Farewell to several students! Its one of those bitter-sweet blog posts. Various short-term students who have made substantial contributions to the lab are moving forward. Here is a brief farewell for them! Four undergraduate (UG) students from the first batch of IISc’s four year UG program worked with me for their final year project. Two others who have moved on are Pratik Gupte and Subhankar Chakraborty, both of whom did tremendous work in setting up fish lab for us.
(from left: Pratik, Nikunj, Vishu, Amitabh, Visweswaran, Athma)
Amitabh Srivastava, a physics major at IISc and an electronic and engineering geek, joined our lab in Oct 2014. He built two drones (a hexacopter and a fixed wing flight) and a very cool elephant height sensor (working with a postdoc, Karpagam Chellaiah, in our lab). He is expected to publish at least one paper describing his novel design of elephant sensor. He is joining a start up in Bangalore that makes cool toys based on cool and simple physics.
Athmanathan (Athma), a math major, first worked with me in his very first year summer for a short project in 2012, and then in the summer of 2013. For his final year project, he jointly worked with me and Srikanth Iyer (mathematics department) on developing a mathematical model for animal grouping with heterogeneous agents. He will be joining a PhD program in Ecology at the University of Tennessee, Knoxville.

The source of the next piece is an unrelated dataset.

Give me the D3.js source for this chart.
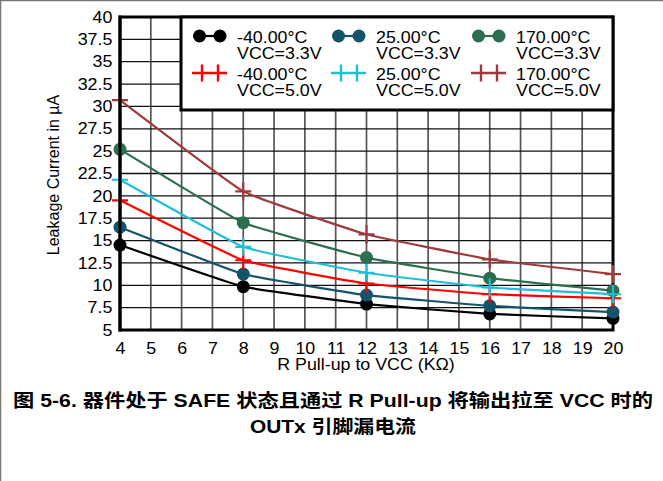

Nikunj Goel, a physics major, started working with me almost two years ago in the summer of 2013 building a physical model of critical transitions that won an award! He worked with me and my economics collaborator Srinivas Raghavendra on analysing financial data in the context of critical transitions. For his bachelor’s thesis, he proposed a new early warning signal for abrupt transitions in complex systems and also analyzed a bunch of real data sets. Nikunj will be joining a PhD program in Ecology at Yale University.
Visweswaran was the only bio major of the IISc UG batch to have worked in our lab! He initially tried to work on biofilm experiments and modelling, and finally switched to modelling how scale and strength of ecological interactions affect spatial pattern formation. He is continuing in IISc to get a BS-MS dual degree and will work with my colleague Narendra Dixit of Chemical Engineering department for his masters thesis.
Subhankar Chakraborty, coming from a conservation genetics background, did tremendous work in setting up our experimental lab, navigating through the logistical nightmares of procuring fish, transporting from Kerala and sometimes as far place as West Bengal, working with vendors on setting up aquariums, holding racks, etc. All this required patience that only Subho could have. He is now moving on to more important things in life, and we are waiting to hear about them!
Pratik joined the lab for a short internship from Jan 2015 and worked on experimental set up. He is most famous for his naps in the lab meetings, my classes, and remarkable ways in which he could resolve tricky experimental set up issues. He will be joining a Masters program in Europe (Erasmus Mundus program in Applied Ecology).
The lab will miss all of you, but have a great time ahead. All the best folks.